**SOURCE DATA**:

_ _ _ _

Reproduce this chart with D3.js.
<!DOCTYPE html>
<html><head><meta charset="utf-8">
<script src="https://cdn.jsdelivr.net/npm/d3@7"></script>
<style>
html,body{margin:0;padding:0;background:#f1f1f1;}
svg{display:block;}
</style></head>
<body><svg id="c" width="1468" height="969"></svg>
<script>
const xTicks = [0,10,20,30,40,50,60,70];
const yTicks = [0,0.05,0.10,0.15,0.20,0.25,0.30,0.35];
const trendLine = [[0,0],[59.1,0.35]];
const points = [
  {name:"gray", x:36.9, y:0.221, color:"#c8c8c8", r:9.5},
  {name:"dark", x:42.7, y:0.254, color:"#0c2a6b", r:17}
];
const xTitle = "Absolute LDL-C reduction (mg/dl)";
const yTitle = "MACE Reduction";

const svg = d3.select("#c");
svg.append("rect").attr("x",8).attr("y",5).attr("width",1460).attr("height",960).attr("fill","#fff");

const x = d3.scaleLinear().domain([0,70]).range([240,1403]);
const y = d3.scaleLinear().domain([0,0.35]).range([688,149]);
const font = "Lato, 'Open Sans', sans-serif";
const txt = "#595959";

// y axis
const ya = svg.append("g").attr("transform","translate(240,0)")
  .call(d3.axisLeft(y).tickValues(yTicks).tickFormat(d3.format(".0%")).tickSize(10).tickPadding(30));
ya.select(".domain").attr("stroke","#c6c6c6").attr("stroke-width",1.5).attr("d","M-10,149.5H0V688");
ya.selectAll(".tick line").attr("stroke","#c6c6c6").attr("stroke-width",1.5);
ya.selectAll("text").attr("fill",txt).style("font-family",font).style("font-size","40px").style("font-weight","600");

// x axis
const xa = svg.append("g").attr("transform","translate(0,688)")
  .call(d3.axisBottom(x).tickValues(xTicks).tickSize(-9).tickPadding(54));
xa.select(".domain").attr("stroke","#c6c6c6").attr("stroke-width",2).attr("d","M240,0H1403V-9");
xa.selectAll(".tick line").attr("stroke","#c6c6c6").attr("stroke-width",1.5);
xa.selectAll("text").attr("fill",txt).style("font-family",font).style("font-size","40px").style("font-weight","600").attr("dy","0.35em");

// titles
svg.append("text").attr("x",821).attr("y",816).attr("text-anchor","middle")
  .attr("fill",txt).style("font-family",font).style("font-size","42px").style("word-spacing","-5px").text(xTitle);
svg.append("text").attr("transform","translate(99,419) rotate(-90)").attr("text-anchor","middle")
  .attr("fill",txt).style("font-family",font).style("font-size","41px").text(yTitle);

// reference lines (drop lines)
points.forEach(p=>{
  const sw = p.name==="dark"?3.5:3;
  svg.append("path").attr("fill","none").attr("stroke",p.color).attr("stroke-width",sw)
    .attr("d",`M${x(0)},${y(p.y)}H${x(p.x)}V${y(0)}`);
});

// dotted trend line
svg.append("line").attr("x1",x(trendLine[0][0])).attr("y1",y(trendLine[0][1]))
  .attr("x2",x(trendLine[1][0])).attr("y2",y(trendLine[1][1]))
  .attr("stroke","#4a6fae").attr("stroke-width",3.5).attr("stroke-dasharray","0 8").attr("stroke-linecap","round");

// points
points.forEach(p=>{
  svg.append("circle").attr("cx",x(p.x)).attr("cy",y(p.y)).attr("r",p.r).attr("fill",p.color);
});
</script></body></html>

_ _ _ _

**WHAT TO WORK ON**: Each line of the material above must be retyped precisely.

**WORKED ANSWER**:
Reproduce this chart with D3.js.
<!DOCTYPE html>
<html><head><meta charset="utf-8">
<script src="https://cdn.jsdelivr.net/npm/d3@7"></script>
<style>
html,body{margin:0;padding:0;background:#f1f1f1;}
svg{display:block;}
</style></head>
<body><svg id="c" width="1468" height="969"></svg>
<script>
const xTicks = [0,10,20,30,40,50,60,70];
const yTicks = [0,0.05,0.10,0.15,0.20,0.25,0.30,0.35];
const trendLine = [[0,0],[59.1,0.35]];
const points = [
  {name:"gray", x:36.9, y:0.221, color:"#c8c8c8", r:9.5},
  {name:"dark", x:42.7, y:0.254, color:"#0c2a6b", r:17}
];
const xTitle = "Absolute LDL-C reduction (mg/dl)";
const yTitle = "MACE Reduction";

const svg = d3.select("#c");
svg.append("rect").attr("x",8).attr("y",5).attr("width",1460).attr("height",960).attr("fill","#fff");

const x = d3.scaleLinear().domain([0,70]).range([240,1403]);
const y = d3.scaleLinear().domain([0,0.35]).range([688,149]);
const font = "Lato, 'Open Sans', sans-serif";
const txt = "#595959";

// y axis
const ya = svg.append("g").attr("transform","translate(240,0)")
  .call(d3.axisLeft(y).tickValues(yTicks).tickFormat(d3.format(".0%")).tickSize(10).tickPadding(30));
ya.select(".domain").attr("stroke","#c6c6c6").attr("stroke-width",1.5).attr("d","M-10,149.5H0V688");
ya.selectAll(".tick line").attr("stroke","#c6c6c6").attr("stroke-width",1.5);
ya.selectAll("text").attr("fill",txt).style("font-family",font).style("font-size","40px").style("font-weight","600");

// x axis
const xa = svg.append("g").attr("transform","translate(0,688)")
  .call(d3.axisBottom(x).tickValues(xTicks).tickSize(-9).tickPadding(54));
xa.select(".domain").attr("stroke","#c6c6c6").attr("stroke-width",2).attr("d","M240,0H1403V-9");
xa.selectAll(".tick line").attr("stroke","#c6c6c6").attr("stroke-width",1.5);
xa.selectAll("text").attr("fill",txt).style("font-family",font).style("font-size","40px").style("font-weight","600").attr("dy","0.35em");

// titles
svg.append("text").attr("x",821).attr("y",816).attr("text-anchor","middle")
  .attr("fill",txt).style("font-family",font).style("font-size","42px").style("word-spacing","-5px").text(xTitle);
svg.append("text").attr("transform","translate(99,419) rotate(-90)").attr("text-anchor","middle")
  .attr("fill",txt).style("font-family",font).style("font-size","41px").text(yTitle);

// reference lines (drop lines)
points.forEach(p=>{
  const sw = p.name==="dark"?3.5:3;
  svg.append("path").attr("fill","none").attr("stroke",p.color).attr("stroke-width",sw)
    .attr("d",`M${x(0)},${y(p.y)}H${x(p.x)}V${y(0)}`);
});

// dotted trend line
svg.append("line").attr("x1",x(trendLine[0][0])).attr("y1",y(trendLine[0][1]))
  .attr("x2",x(trendLine[1][0])).attr("y2",y(trendLine[1][1]))
  .attr("stroke","#4a6fae").attr("stroke-width",3.5).attr("stroke-dasharray","0 8").attr("stroke-linecap","round");

// points
points.forEach(p=>{
  svg.append("circle").attr("cx",x(p.x)).attr("cy",y(p.y)).attr("r",p.r).attr("fill",p.color);
});
</script></body></html>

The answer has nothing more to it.